# THE INPUT start

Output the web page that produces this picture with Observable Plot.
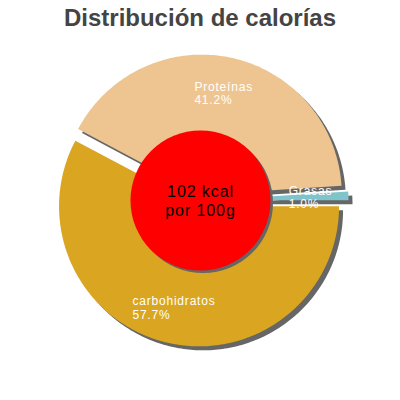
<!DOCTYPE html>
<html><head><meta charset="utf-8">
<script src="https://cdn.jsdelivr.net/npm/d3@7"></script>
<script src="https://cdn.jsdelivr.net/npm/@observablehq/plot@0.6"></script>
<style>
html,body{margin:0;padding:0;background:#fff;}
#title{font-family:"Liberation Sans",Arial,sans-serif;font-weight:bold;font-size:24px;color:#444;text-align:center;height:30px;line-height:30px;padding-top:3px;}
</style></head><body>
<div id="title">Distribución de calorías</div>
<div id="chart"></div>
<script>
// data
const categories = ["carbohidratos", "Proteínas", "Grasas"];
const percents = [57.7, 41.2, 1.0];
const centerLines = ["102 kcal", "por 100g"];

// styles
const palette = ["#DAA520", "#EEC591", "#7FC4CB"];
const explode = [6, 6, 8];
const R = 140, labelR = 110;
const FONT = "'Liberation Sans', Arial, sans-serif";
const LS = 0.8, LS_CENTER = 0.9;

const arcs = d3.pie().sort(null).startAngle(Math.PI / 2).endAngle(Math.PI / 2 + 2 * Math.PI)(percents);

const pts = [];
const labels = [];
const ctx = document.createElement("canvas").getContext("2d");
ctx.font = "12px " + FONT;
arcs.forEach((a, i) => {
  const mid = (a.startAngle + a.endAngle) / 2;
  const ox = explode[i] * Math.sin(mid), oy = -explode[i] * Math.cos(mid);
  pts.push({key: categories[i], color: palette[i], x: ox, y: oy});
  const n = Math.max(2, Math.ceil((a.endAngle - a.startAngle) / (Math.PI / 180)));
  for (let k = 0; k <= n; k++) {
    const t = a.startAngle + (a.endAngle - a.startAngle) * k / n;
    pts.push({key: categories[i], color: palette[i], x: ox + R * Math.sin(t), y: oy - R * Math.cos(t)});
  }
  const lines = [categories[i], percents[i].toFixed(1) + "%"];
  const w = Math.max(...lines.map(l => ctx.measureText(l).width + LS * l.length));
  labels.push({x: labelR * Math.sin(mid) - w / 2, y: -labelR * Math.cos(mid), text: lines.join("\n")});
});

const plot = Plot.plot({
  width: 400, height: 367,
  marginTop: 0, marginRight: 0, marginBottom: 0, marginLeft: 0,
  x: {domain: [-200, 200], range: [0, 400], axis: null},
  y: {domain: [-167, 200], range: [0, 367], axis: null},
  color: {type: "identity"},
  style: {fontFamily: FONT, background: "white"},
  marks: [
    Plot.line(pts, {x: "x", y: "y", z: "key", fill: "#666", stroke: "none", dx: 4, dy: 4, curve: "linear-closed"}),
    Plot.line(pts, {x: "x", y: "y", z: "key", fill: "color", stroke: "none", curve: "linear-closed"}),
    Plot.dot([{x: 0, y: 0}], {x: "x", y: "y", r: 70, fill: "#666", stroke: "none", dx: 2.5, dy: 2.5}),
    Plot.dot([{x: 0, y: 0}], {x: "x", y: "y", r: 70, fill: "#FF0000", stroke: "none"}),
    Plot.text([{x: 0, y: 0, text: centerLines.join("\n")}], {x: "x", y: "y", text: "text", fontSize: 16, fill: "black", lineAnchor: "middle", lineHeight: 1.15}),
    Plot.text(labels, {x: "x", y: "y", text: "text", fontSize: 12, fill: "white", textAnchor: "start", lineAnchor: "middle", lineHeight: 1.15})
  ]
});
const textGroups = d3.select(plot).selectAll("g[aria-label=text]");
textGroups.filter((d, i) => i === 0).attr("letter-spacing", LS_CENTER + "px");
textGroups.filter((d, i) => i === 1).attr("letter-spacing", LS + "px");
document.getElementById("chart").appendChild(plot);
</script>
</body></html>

# THE INPUT end
# THE INPUT start

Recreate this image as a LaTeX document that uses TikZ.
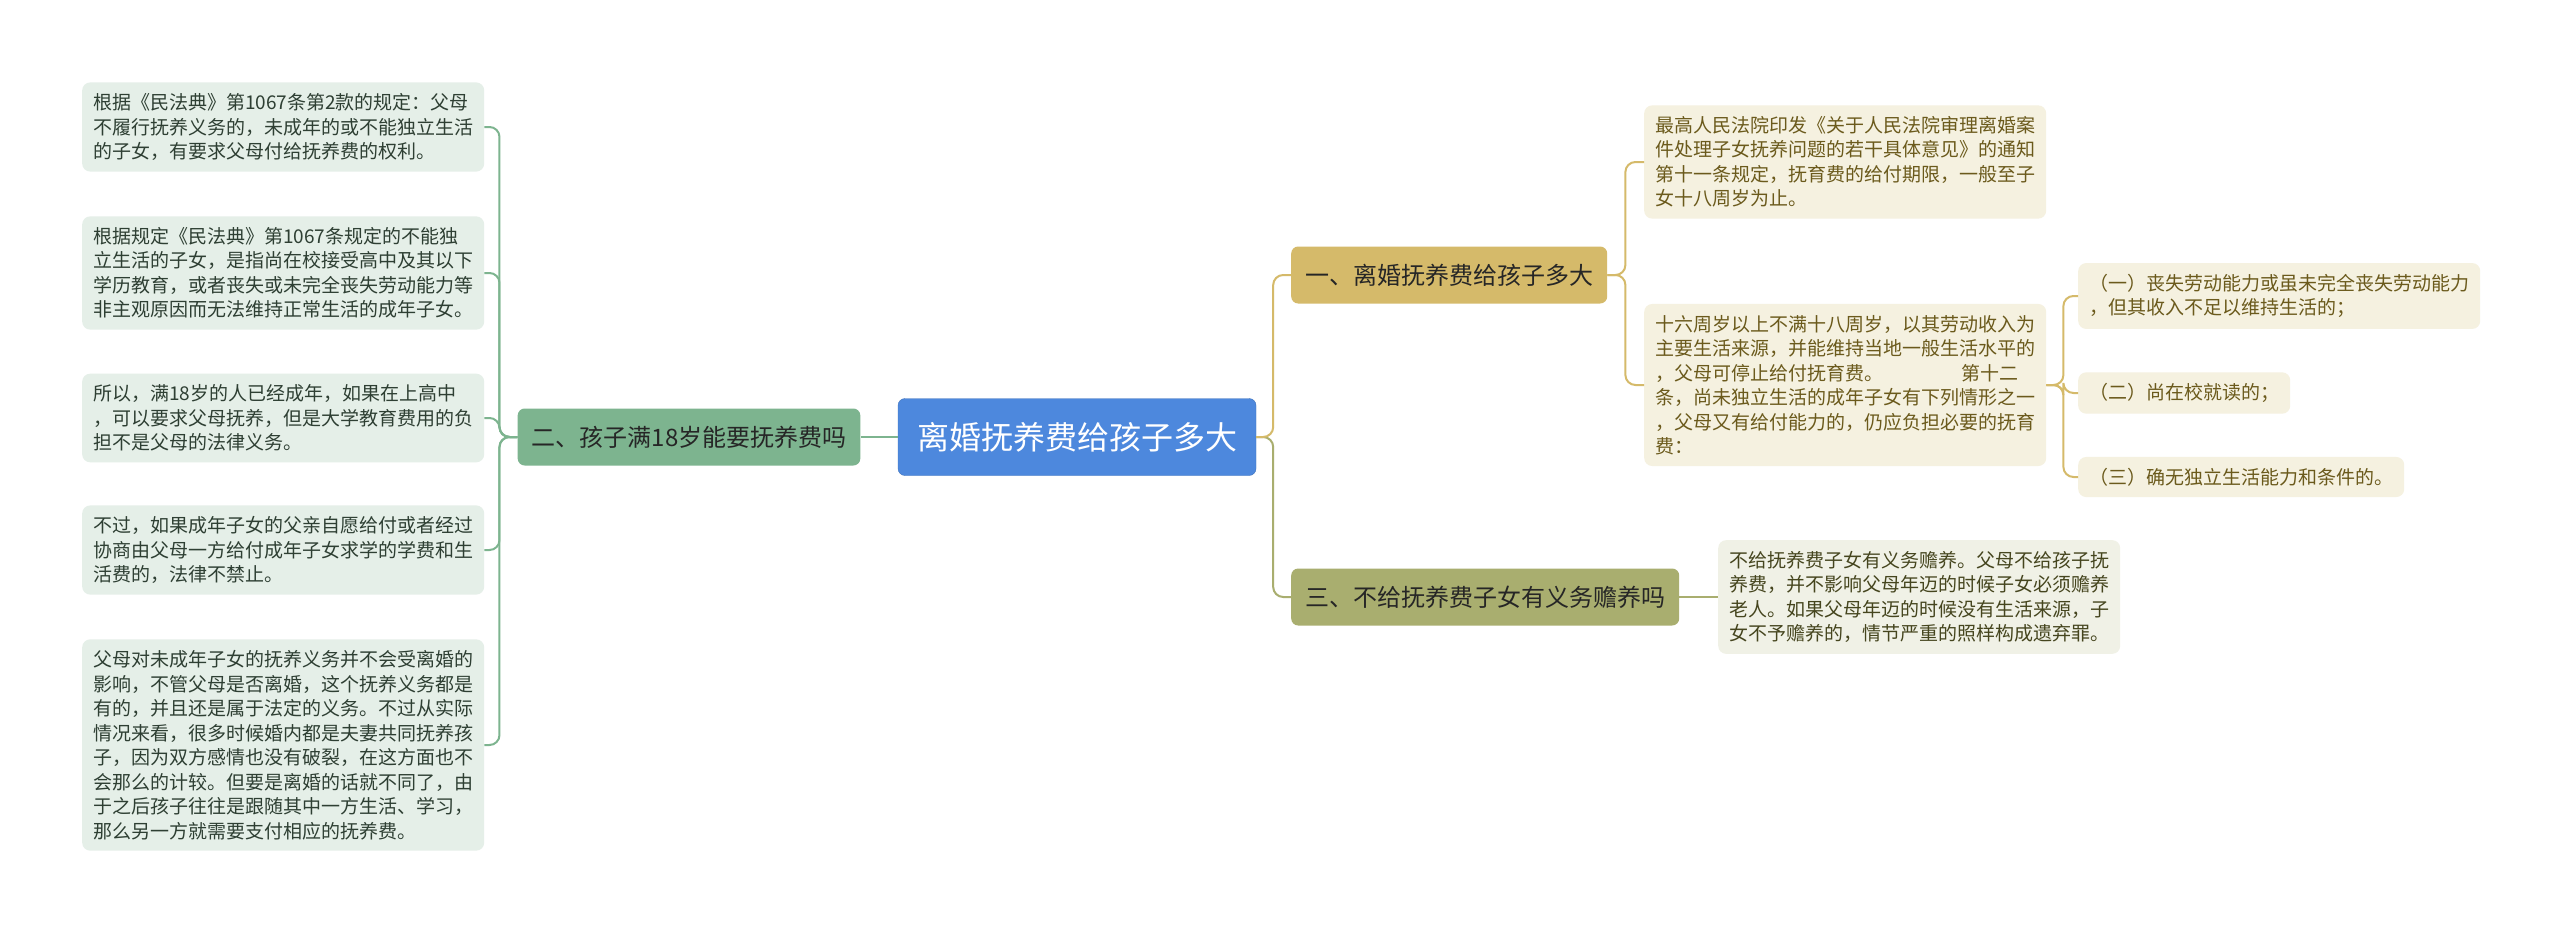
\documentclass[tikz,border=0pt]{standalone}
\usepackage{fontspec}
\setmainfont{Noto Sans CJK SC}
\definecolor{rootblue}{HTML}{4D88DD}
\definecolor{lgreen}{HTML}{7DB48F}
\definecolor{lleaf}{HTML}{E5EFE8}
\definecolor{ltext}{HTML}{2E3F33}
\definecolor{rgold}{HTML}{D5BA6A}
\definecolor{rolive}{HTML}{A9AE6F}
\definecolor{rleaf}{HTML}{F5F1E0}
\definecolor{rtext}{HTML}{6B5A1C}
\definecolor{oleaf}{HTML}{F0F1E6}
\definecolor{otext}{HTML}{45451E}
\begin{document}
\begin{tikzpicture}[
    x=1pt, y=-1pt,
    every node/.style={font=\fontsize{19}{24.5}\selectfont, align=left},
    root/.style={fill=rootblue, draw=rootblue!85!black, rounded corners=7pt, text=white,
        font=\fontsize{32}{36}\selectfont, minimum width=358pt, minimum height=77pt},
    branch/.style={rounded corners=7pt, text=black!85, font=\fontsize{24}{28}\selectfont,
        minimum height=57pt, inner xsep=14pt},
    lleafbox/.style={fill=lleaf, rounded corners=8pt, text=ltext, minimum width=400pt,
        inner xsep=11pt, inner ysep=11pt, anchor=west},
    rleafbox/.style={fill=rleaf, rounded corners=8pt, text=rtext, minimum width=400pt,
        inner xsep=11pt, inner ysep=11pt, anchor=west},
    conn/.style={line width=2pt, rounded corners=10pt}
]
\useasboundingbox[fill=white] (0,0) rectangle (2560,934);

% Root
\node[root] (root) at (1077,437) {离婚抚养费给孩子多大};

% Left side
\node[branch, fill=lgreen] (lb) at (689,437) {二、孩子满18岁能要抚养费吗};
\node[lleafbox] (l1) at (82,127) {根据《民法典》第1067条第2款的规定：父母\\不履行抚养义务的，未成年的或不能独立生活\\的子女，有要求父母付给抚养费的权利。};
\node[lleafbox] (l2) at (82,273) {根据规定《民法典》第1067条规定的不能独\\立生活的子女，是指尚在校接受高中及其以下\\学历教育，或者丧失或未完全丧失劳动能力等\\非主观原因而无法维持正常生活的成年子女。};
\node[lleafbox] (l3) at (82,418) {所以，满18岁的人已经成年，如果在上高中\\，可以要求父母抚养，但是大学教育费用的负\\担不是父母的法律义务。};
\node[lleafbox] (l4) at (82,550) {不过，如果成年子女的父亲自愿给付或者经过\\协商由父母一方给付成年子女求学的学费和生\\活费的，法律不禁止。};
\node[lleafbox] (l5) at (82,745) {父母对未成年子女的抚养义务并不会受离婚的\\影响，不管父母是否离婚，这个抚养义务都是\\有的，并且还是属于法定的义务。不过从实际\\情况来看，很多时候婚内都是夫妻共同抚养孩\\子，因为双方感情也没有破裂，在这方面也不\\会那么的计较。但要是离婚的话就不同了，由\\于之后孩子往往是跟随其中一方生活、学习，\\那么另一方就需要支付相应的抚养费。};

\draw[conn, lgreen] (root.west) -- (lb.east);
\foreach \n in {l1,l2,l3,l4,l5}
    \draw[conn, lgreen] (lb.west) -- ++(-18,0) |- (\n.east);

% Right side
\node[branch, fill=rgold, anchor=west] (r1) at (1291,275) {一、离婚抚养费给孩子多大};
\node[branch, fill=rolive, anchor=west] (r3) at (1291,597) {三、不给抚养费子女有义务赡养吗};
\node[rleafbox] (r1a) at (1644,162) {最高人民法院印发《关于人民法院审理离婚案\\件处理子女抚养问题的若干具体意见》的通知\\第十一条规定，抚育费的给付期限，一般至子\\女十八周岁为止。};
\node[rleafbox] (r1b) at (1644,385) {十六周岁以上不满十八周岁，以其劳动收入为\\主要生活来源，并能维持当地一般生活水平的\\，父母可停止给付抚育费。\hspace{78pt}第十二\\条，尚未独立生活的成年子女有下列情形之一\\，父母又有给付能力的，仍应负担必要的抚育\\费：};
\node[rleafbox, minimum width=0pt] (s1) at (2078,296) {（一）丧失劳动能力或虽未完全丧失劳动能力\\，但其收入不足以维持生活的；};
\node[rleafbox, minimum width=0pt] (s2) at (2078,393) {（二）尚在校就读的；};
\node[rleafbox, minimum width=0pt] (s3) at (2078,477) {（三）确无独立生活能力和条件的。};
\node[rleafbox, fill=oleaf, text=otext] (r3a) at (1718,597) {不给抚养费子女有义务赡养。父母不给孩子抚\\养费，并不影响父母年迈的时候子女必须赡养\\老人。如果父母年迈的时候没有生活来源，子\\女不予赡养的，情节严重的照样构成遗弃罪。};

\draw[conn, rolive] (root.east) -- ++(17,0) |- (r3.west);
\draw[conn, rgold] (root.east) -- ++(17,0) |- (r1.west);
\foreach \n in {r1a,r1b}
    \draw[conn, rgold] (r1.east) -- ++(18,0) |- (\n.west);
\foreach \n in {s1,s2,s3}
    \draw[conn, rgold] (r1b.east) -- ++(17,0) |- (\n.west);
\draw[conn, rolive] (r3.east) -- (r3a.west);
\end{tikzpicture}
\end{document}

# THE INPUT end

YOUR OBJECTIVE -> Copy nothing but the lines above from the one with "Output the web" to the one with "const LS = 0.8, LS_CENTER = 0.9;", inclusive, word for word. Leave every picture out.

EXPECTED OUTPUT ->
Output the web page that produces this picture with Observable Plot.
<!DOCTYPE html>
<html><head><meta charset="utf-8">
<script src="https://cdn.jsdelivr.net/npm/d3@7"></script>
<script src="https://cdn.jsdelivr.net/npm/@observablehq/plot@0.6"></script>
<style>
html,body{margin:0;padding:0;background:#fff;}
#title{font-family:"Liberation Sans",Arial,sans-serif;font-weight:bold;font-size:24px;color:#444;text-align:center;height:30px;line-height:30px;padding-top:3px;}
</style></head><body>
<div id="title">Distribución de calorías</div>
<div id="chart"></div>
<script>
// data
const categories = ["carbohidratos", "Proteínas", "Grasas"];
const percents = [57.7, 41.2, 1.0];
const centerLines = ["102 kcal", "por 100g"];

// styles
const palette = ["#DAA520", "#EEC591", "#7FC4CB"];
const explode = [6, 6, 8];
const R = 140, labelR = 110;
const FONT = "'Liberation Sans', Arial, sans-serif";
const LS = 0.8, LS_CENTER = 0.9;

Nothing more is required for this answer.